DATASET EXCERPT start

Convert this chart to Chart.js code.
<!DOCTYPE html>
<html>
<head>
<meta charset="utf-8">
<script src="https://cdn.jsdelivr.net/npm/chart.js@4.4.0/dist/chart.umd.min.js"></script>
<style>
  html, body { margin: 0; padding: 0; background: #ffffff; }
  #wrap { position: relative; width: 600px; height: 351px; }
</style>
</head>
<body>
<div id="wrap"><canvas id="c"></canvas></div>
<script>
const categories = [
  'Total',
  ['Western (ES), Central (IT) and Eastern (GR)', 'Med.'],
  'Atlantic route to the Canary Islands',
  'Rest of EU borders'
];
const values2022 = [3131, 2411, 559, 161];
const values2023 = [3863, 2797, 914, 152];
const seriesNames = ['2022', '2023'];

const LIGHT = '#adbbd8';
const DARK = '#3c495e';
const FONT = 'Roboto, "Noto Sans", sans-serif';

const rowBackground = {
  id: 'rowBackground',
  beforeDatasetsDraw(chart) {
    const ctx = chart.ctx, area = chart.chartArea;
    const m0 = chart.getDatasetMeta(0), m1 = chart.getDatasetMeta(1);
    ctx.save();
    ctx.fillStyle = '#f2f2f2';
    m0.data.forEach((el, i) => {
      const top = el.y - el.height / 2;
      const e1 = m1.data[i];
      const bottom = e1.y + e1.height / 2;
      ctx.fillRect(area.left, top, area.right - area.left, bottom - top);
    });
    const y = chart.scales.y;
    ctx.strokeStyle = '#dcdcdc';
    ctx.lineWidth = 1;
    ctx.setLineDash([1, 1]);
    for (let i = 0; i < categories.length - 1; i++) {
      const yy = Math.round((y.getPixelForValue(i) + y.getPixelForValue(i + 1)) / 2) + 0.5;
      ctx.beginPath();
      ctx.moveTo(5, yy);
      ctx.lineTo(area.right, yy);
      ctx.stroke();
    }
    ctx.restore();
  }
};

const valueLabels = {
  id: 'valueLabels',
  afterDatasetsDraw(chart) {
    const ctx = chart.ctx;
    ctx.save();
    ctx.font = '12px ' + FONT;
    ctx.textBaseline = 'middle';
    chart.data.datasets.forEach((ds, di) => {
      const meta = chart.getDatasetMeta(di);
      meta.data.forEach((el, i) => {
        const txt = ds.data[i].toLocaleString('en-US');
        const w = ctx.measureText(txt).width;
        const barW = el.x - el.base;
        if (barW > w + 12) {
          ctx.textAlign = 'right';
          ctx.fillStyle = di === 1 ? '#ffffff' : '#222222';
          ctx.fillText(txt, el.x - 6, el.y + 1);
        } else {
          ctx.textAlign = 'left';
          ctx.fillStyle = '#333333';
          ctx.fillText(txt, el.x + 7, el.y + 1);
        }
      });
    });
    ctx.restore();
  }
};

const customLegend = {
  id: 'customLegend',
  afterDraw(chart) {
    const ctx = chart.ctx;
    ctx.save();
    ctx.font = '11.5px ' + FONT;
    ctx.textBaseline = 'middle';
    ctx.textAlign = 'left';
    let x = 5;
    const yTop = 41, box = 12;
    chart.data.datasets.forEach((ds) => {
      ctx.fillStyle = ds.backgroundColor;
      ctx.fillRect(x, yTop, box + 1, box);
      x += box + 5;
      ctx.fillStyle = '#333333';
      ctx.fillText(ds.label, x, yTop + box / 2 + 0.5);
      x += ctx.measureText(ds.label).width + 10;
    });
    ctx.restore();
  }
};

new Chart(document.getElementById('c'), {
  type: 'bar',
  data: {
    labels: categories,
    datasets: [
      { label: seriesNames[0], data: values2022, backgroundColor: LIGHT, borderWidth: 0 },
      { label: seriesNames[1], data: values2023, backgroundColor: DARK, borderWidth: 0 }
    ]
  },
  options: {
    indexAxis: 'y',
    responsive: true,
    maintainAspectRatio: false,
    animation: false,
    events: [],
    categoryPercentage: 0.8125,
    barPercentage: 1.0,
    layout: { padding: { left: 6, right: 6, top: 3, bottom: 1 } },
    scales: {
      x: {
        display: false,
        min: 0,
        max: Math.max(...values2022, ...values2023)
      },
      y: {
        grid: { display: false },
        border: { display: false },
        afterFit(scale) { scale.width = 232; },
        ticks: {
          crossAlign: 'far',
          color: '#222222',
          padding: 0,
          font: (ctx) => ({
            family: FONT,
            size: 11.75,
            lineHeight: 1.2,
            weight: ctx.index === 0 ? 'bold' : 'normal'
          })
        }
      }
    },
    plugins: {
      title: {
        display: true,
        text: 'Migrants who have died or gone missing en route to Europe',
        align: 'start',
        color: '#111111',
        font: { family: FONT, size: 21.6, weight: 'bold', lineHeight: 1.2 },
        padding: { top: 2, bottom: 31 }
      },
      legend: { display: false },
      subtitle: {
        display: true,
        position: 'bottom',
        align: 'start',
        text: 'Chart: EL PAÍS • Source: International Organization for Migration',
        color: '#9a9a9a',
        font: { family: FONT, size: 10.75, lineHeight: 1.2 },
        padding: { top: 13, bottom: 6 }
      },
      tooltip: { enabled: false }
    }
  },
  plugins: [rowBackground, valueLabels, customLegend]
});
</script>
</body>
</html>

DATASET EXCERPT end

* SET PROBLEM: Extract the full listing and reproduce each line exactly.

* ANSWER TO THIS TASK:
Convert this chart to Chart.js code.
<!DOCTYPE html>
<html>
<head>
<meta charset="utf-8">
<script src="https://cdn.jsdelivr.net/npm/chart.js@4.4.0/dist/chart.umd.min.js"></script>
<style>
  html, body { margin: 0; padding: 0; background: #ffffff; }
  #wrap { position: relative; width: 600px; height: 351px; }
</style>
</head>
<body>
<div id="wrap"><canvas id="c"></canvas></div>
<script>
const categories = [
  'Total',
  ['Western (ES), Central (IT) and Eastern (GR)', 'Med.'],
  'Atlantic route to the Canary Islands',
  'Rest of EU borders'
];
const values2022 = [3131, 2411, 559, 161];
const values2023 = [3863, 2797, 914, 152];
const seriesNames = ['2022', '2023'];

const LIGHT = '#adbbd8';
const DARK = '#3c495e';
const FONT = 'Roboto, "Noto Sans", sans-serif';

const rowBackground = {
  id: 'rowBackground',
  beforeDatasetsDraw(chart) {
    const ctx = chart.ctx, area = chart.chartArea;
    const m0 = chart.getDatasetMeta(0), m1 = chart.getDatasetMeta(1);
    ctx.save();
    ctx.fillStyle = '#f2f2f2';
    m0.data.forEach((el, i) => {
      const top = el.y - el.height / 2;
      const e1 = m1.data[i];
      const bottom = e1.y + e1.height / 2;
      ctx.fillRect(area.left, top, area.right - area.left, bottom - top);
    });
    const y = chart.scales.y;
    ctx.strokeStyle = '#dcdcdc';
    ctx.lineWidth = 1;
    ctx.setLineDash([1, 1]);
    for (let i = 0; i < categories.length - 1; i++) {
      const yy = Math.round((y.getPixelForValue(i) + y.getPixelForValue(i + 1)) / 2) + 0.5;
      ctx.beginPath();
      ctx.moveTo(5, yy);
      ctx.lineTo(area.right, yy);
      ctx.stroke();
    }
    ctx.restore();
  }
};

const valueLabels = {
  id: 'valueLabels',
  afterDatasetsDraw(chart) {
    const ctx = chart.ctx;
    ctx.save();
    ctx.font = '12px ' + FONT;
    ctx.textBaseline = 'middle';
    chart.data.datasets.forEach((ds, di) => {
      const meta = chart.getDatasetMeta(di);
      meta.data.forEach((el, i) => {
        const txt = ds.data[i].toLocaleString('en-US');
        const w = ctx.measureText(txt).width;
        const barW = el.x - el.base;
        if (barW > w + 12) {
          ctx.textAlign = 'right';
          ctx.fillStyle = di === 1 ? '#ffffff' : '#222222';
          ctx.fillText(txt, el.x - 6, el.y + 1);
        } else {
          ctx.textAlign = 'left';
          ctx.fillStyle = '#333333';
          ctx.fillText(txt, el.x + 7, el.y + 1);
        }
      });
    });
    ctx.restore();
  }
};

const customLegend = {
  id: 'customLegend',
  afterDraw(chart) {
    const ctx = chart.ctx;
    ctx.save();
    ctx.font = '11.5px ' + FONT;
    ctx.textBaseline = 'middle';
    ctx.textAlign = 'left';
    let x = 5;
    const yTop = 41, box = 12;
    chart.data.datasets.forEach((ds) => {
      ctx.fillStyle = ds.backgroundColor;
      ctx.fillRect(x, yTop, box + 1, box);
      x += box + 5;
      ctx.fillStyle = '#333333';
      ctx.fillText(ds.label, x, yTop + box / 2 + 0.5);
      x += ctx.measureText(ds.label).width + 10;
    });
    ctx.restore();
  }
};

new Chart(document.getElementById('c'), {
  type: 'bar',
  data: {
    labels: categories,
    datasets: [
      { label: seriesNames[0], data: values2022, backgroundColor: LIGHT, borderWidth: 0 },
      { label: seriesNames[1], data: values2023, backgroundColor: DARK, borderWidth: 0 }
    ]
  },
  options: {
    indexAxis: 'y',
    responsive: true,
    maintainAspectRatio: false,
    animation: false,
    events: [],
    categoryPercentage: 0.8125,
    barPercentage: 1.0,
    layout: { padding: { left: 6, right: 6, top: 3, bottom: 1 } },
    scales: {
      x: {
        display: false,
        min: 0,
        max: Math.max(...values2022, ...values2023)
      },
      y: {
        grid: { display: false },
        border: { display: false },
        afterFit(scale) { scale.width = 232; },
        ticks: {
          crossAlign: 'far',
          color: '#222222',
          padding: 0,
          font: (ctx) => ({
            family: FONT,
            size: 11.75,
            lineHeight: 1.2,
            weight: ctx.index === 0 ? 'bold' : 'normal'
          })
        }
      }
    },
    plugins: {
      title: {
        display: true,
        text: 'Migrants who have died or gone missing en route to Europe',
        align: 'start',
        color: '#111111',
        font: { family: FONT, size: 21.6, weight: 'bold', lineHeight: 1.2 },
        padding: { top: 2, bottom: 31 }
      },
      legend: { display: false },
      subtitle: {
        display: true,
        position: 'bottom',
        align: 'start',
        text: 'Chart: EL PAÍS • Source: International Organization for Migration',
        color: '#9a9a9a',
        font: { family: FONT, size: 10.75, lineHeight: 1.2 },
        padding: { top: 13, bottom: 6 }
      },
      tooltip: { enabled: false }
    }
  },
  plugins: [rowBackground, valueLabels, customLegend]
});
</script>
</body>
</html>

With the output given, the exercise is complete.